In an interview with Redbook for the magazine's new cover story, the mom of two admits motherhood has brought with it an unexpected companion. “Literally having children has brought fear to my life," Clarkson said, according to Us Weekly. “That sounds horrible, I know, but before kids I was fearless. Now I go to bed and I have nightmares of someone just grabbing my little girl and running.” Yikes!

The three-time Grammy winner went on to say she is afraid of not being able to protect her kiddos. “I’m a mama bear,” Clarkson said, according to Us Weekly.

It's probably for the best that this mama bear wasn't around when her daughter, River, encountered a bully at the park. As the singer told Redbook:

Our nanny told me ... that she just crumbled. I wouldn’t have handled that well. I totally went off on that 6-year-old in my head.

Thanks to Clarkson's teenage stepdaughter Savannah, though, it seems the singer already has practical experience under her belt when it comes to helping kids deal with bullies. “I just say, ‘You see all this stuff that gets said about me all the time? Just brush it off. Just worry about your own path, your own front porch, and everyone else can worry about theirs,’” she told People, of her advice to Savannah about cyberbullying. “It’s a shame that you have to teach that, but it’s an important lesson to learn: to let go of the things you can’t control.”

If you've lost track, Clarkson, 35, is mom to 3-year-old daughter, River, and 19-month-old, Remy, with husband Brandon Blackstock. She is also a stepmother to Blackstock's two children from a previous marriage — Savannah, 16, and Seth, 11. And if you ask this mama, that's more than enough. "Oh God, those tubes are gone!” she told KTU’s Cubby and Carolina in the Morning back in September. “That’s blasphemy. We don’t even speak of it. We’re both fixed in our own ways, yet we’ll still probably get pregnant again somehow.”
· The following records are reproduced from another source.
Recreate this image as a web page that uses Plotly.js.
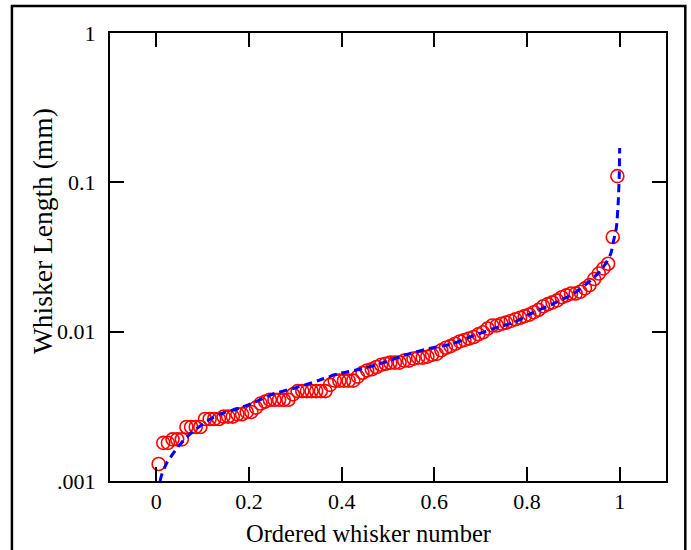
<!DOCTYPE html>
<html>
<head>
<meta charset="utf-8">
<script src="https://cdn.plot.ly/plotly-3.0.1.min.js"></script>
<style>html,body{margin:0;padding:0;background:#fff;}#chart{width:691px;height:550px;}</style>
</head>
<body>
<div id="chart"></div>
<script>
// Measured whisker lengths (mm), sorted ascending
const whiskerLengths = [
  0.0013, 0.0018, 0.0018, 0.0019, 0.0019, 0.0019, 0.0023, 0.0023, 0.0023, 0.0023,
  0.0026, 0.0026, 0.0026, 0.0026, 0.0027, 0.0027, 0.0027, 0.0028, 0.0028, 0.0029,
  0.0029, 0.0031, 0.0033, 0.0034, 0.0035, 0.0035, 0.0035, 0.0035, 0.0035, 0.0038,
  0.0040, 0.0040, 0.0040, 0.0040, 0.0040, 0.0040, 0.0040, 0.0044, 0.0047, 0.0047,
  0.0047, 0.0047, 0.0047, 0.0050, 0.0053, 0.0055, 0.0056, 0.0058, 0.0060, 0.0061,
  0.0062, 0.0062, 0.0062, 0.0064, 0.0064, 0.0066, 0.0067, 0.0067, 0.0068, 0.0070,
  0.0071, 0.0075, 0.0078, 0.0080, 0.0083, 0.0086, 0.0088, 0.0090, 0.0092, 0.0096,
  0.0099, 0.0105, 0.0110, 0.0110, 0.0113, 0.0115, 0.0118, 0.0121, 0.0124, 0.0127,
  0.0130, 0.0135, 0.0140, 0.0148, 0.0153, 0.0157, 0.0162, 0.0170, 0.0175, 0.0180,
  0.0180, 0.0185, 0.0195, 0.0205, 0.0225, 0.0245, 0.0265, 0.0285, 0.043, 0.11
];
// Ordered whisker number (rank fraction) for each measured whisker
const whiskerRank = whiskerLengths.map((_, i) => (i + 0.5) / whiskerLengths.length);

// Fitted curve, points
const fitX = [0.008, 0.012, 0.023, 0.037, 0.052, 0.073, 0.095, 0.121, 0.145, 0.181, 0.21,
  0.253, 0.300, 0.348, 0.393, 0.445, 0.490, 0.538, 0.588, 0.639, 0.685, 0.728, 0.771,
  0.808, 0.857, 0.901, 0.937, 0.955, 0.970, 0.981, 0.987, 0.993, 0.997, 0.999, 1.0];
const fitY = [0.00100, 0.00111, 0.00133, 0.00154, 0.00177, 0.00207, 0.00234, 0.00265, 0.00286, 0.00309, 0.00334,
  0.00384, 0.0042, 0.00469, 0.00523, 0.00565, 0.0062, 0.00701, 0.00769, 0.0083, 0.0094, 0.0105, 0.0115,
  0.0132, 0.0154, 0.018, 0.022, 0.0249, 0.0286, 0.0334, 0.0408, 0.05, 0.075, 0.11, 0.17];

const xTicks = [0, 0.2, 0.4, 0.6, 0.8, 1];
const xTickText = ['0', '0.2', '0.4', '0.6', '0.8', '1'];
const yTicks = [0.001, 0.01, 0.1, 1];
const yTickText = ['.001', '0.01', '0.1', '1'];
const xTitle = 'Ordered whisker number';
const yTitle = 'Whisker Length (mm)';

const serif = 'Liberation Serif, Times New Roman, serif';

const traces = [
  {
    x: whiskerRank, y: whiskerLengths, type: 'scatter', mode: 'markers',
    marker: {symbol: 'circle-open', size: 13, color: '#ff0000', line: {color: '#ff0000', width: 1.6}},
    hoverinfo: 'x+y', showlegend: false
  },
  {
    x: fitX, y: fitY, type: 'scatter', mode: 'lines',
    line: {color: '#0000ff', width: 3, dash: '8px,5px', shape: 'spline', smoothing: 0.6},
    showlegend: false
  }
];

const axisCommon = {
  showline: true, linecolor: '#000', linewidth: 2, mirror: 'ticks',
  ticks: 'inside', ticklen: 14, tickwidth: 2, tickcolor: '#000',
  showgrid: false, zeroline: false,
  tickfont: {family: serif, size: 22, color: '#000'}
};

const layout = {
  width: 691, height: 550,
  margin: {l: 110, r: 25, t: 33, b: 69},
  paper_bgcolor: '#fff', plot_bgcolor: '#fff',
  xaxis: Object.assign({}, axisCommon, {
    range: [-0.1, 1.1], tickmode: 'array', tickvals: xTicks, ticktext: xTickText,
    ticklabelstandoff: 0
  }),
  yaxis: Object.assign({}, axisCommon, {
    type: 'log', range: [-3, 0], tickmode: 'array', tickvals: yTicks, ticktext: yTickText,
    ticklabelstandoff: 8
  }),
  annotations: [
    {text: xTitle, xref: 'paper', yref: 'paper', x: 0.4643, y: -0.118,
     xanchor: 'center', yanchor: 'middle', showarrow: false,
     font: {family: serif, size: 24.5, color: '#000'}},
    {text: yTitle, xref: 'paper', yref: 'paper', x: -0.1224, y: 0.5577,
     xanchor: 'center', yanchor: 'middle', textangle: -90, showarrow: false,
     font: {family: serif, size: 27.5, color: '#000'}}
  ],
  shapes: [{
    type: 'rect', xref: 'paper', yref: 'paper',
    x0: -0.1764, x1: 1.0347, y0: -0.2, y1: 1.0603,
    line: {color: '#000', width: 2.5}, fillcolor: 'rgba(0,0,0,0)'
  }]
};

Plotly.newPlot('chart', traces, layout, {displayModeBar: false, staticPlot: true});
</script>
</body>
</html>
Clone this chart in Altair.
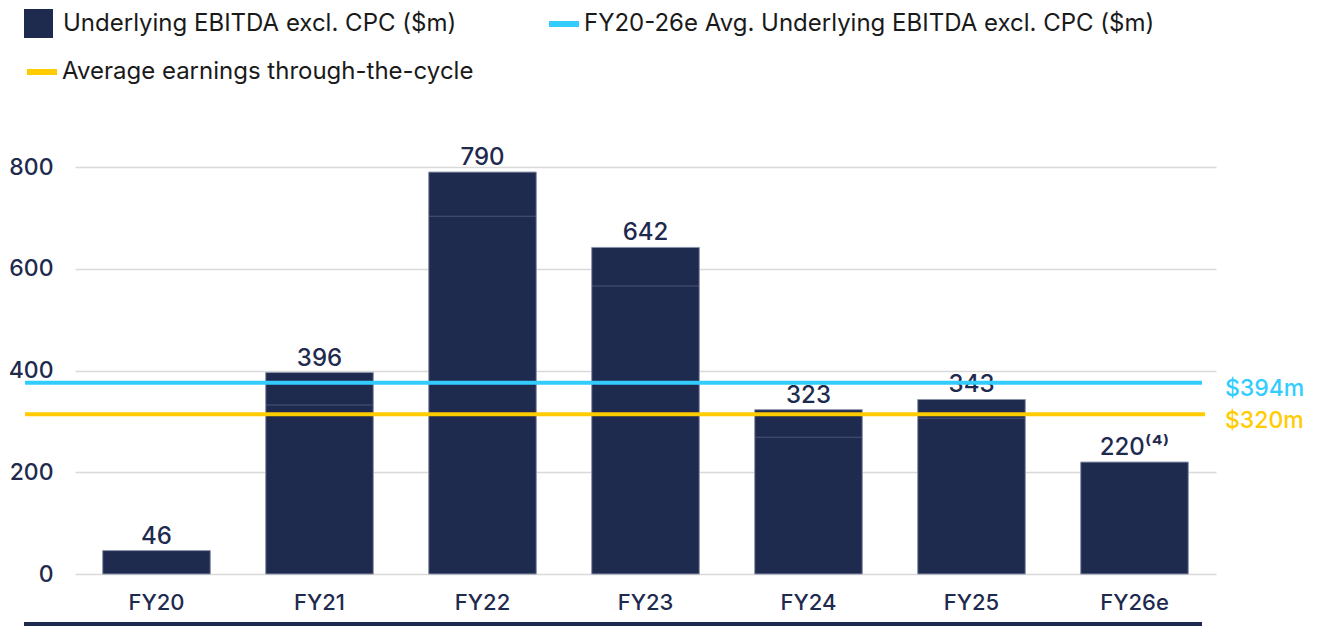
import altair as alt
import pandas as pd

categories = ["FY20", "FY21", "FY22", "FY23", "FY24", "FY25", "FY26e"]
ebitda = [46, 396, 790, 642, 323, 343, 220]
bar_labels = ["46", "396", "790", "642", "323", "343", "220⁽⁴⁾"]

# faint segment boundaries visible inside some bars
split_cats = ["FY21", "FY22", "FY23", "FY24", "FY25"]
split_values = [332, 703, 566, 269, 306]

series_bar = "Underlying EBITDA excl. CPC ($m)"
series_avg = "FY20-26e Avg. Underlying EBITDA excl. CPC ($m)"
series_cycle = "Average earnings through-the-cycle"

avg_value = [376]
avg_label = ["$394m"]
cycle_value = [314]
cycle_label = ["$320m"]

NAVY = "#1E2A4E"
CYAN = "#33CCFF"
YELLOW = "#FFCC00"
GRID = "#D9D9D9"
LEGEND_TXT = "#1A1A1A"
FONT = "Inter"

W, H = 1141, 407

bars_df = pd.DataFrame({"cat": categories, "value": ebitda, "label": bar_labels, "series": series_bar})
split_df = pd.DataFrame({"cat": split_cats, "value": split_values})
avg_df = pd.DataFrame({"value": avg_value, "label": avg_label, "series": series_avg})
cyc_df = pd.DataFrame({"value": cycle_value, "label": cycle_label, "series": series_cycle})

xenc = alt.X("cat:N", sort=categories, title=None,
             scale=alt.Scale(paddingInner=0.34, paddingOuter=0.17),
             axis=alt.Axis(labelFontSize=22, labelFontWeight=500, labelColor=NAVY, labelFont=FONT,
                           labelPadding=18, ticks=False, domain=False, grid=False, labelAngle=0))
yscale = alt.Scale(domain=[0, 800], nice=False)

legend_common = dict(title=None, orient="none", labelFontSize=24, labelFont=FONT,
                     labelColor=LEGEND_TXT, labelLimit=0, padding=0)

bars = alt.Chart(bars_df).mark_bar(stroke="#8A93AB", strokeWidth=1).encode(
    x=xenc,
    y=alt.Y("value:Q", scale=yscale, title=None,
            axis=alt.Axis(values=[0, 200, 400, 600, 800], labelFontSize=23, labelColor=NAVY, labelFont=FONT,
                          labelFontWeight=500, labelPadding=22, ticks=False, domain=False,
                          grid=True, gridColor=GRID, gridWidth=1.5)),
    color=alt.Color("series:N", scale=alt.Scale(domain=[series_bar], range=[NAVY]),
                    legend=alt.Legend(legendX=-51, legendY=-158, symbolType="square", symbolSize=840,
                                      symbolStrokeWidth=0, symbolOpacity=1, labelOffset=10,
                                      **legend_common)),
)

splits = alt.Chart(split_df).mark_tick(color="#56607F", thickness=1, size=107, opacity=0.8).encode(
    x=alt.X("cat:N", sort=categories),
    y=alt.Y("value:Q", scale=yscale),
)

bar_text = alt.Chart(bars_df).mark_text(baseline="alphabetic", dy=-7, fontSize=24, fontWeight=500,
                                        font=FONT, color=NAVY).encode(
    x=alt.X("cat:N", sort=categories),
    y=alt.Y("value:Q", scale=yscale),
    text="label:N",
)

avg_rule = alt.Chart(avg_df).mark_rule(strokeWidth=4).encode(
    y=alt.Y("value:Q", scale=yscale),
    x=alt.value(-50), x2=alt.value(1127),
    color=alt.Color("series:N", scale=alt.Scale(domain=[series_avg], range=[CYAN]),
                    legend=alt.Legend(legendX=471, legendY=-161, symbolType="stroke", symbolSize=900,
                                      symbolStrokeWidth=6, labelOffset=2, **legend_common)),
)
avg_text = alt.Chart(avg_df).mark_text(align="left", baseline="middle", dy=6, fontSize=23,
                                       fontWeight=500, font=FONT, color=CYAN).encode(
    y=alt.Y("value:Q", scale=yscale), x=alt.value(W + 9), text="label:N")

cyc_rule = alt.Chart(cyc_df).mark_rule(strokeWidth=4).encode(
    y=alt.Y("value:Q", scale=yscale),
    x=alt.value(-50), x2=alt.value(1130),
    stroke=alt.Stroke("series:N", scale=alt.Scale(domain=[series_cycle], range=[YELLOW]),
                      legend=alt.Legend(legendX=-51, legendY=-113, symbolType="stroke", symbolSize=900,
                                        symbolStrokeWidth=6, labelOffset=2, **legend_common)),
)
cyc_text = alt.Chart(cyc_df).mark_text(align="left", baseline="middle", dy=7, fontSize=23,
                                       fontWeight=500, font=FONT, color=YELLOW).encode(
    y=alt.Y("value:Q", scale=yscale), x=alt.value(W + 9), text="label:N")

base_line = alt.Chart(bars_df.head(1)).mark_rule(color=NAVY, strokeWidth=4).encode(
    x=alt.value(-51), x2=alt.value(1127), y=alt.value(H + 50))

chart = alt.layer(bars, splits, bar_text, avg_rule, avg_text, cyc_rule, cyc_text, base_line).resolve_scale(
    color="independent"
).properties(
    width=W, height=H,
    autosize=alt.AutoSizeParams(type="none"),
    padding={"left": 67, "top": 159, "right": 108, "bottom": 53},
).configure(font=FONT).configure_view(strokeWidth=0, stroke="transparent")

chart.save("out.html", embed_options={"renderer": "svg", "actions": False})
With three kids of my own, I can relate to Clarkson's overwhelming need to protect her children from life's ugliness. Especially with my firstborn, I've told off more than a few kids at the playground. And then there's this one time I won't ever forget. My little guy was 2 years old, and we were playing at a local splash pad near the end of summer. A young teenager was goofing off and riding his bike through the water — for what reason, I have no idea because there was specifically a sign that read, "No bicycles" — and wasn't paying attention. He nearly ran over my toddler. With a bicycle. I'm a little ashamed to admit that F-bombs flew freely from my mama bear mouth. It didn't exactly help that I was pregnant at the time. Damn hormones.

So yeah. I totally feel you, Kelly. I wish I could say it gets easier as they grow older, but I would be lying. Instead of freaking out over the possibility of your toddler tripping over a step or choking on a grape, you'll be worrying if other kids like him or why he's having trouble behaving at school. The urge to protect our children doesn't go away; it merely changes with the season of life.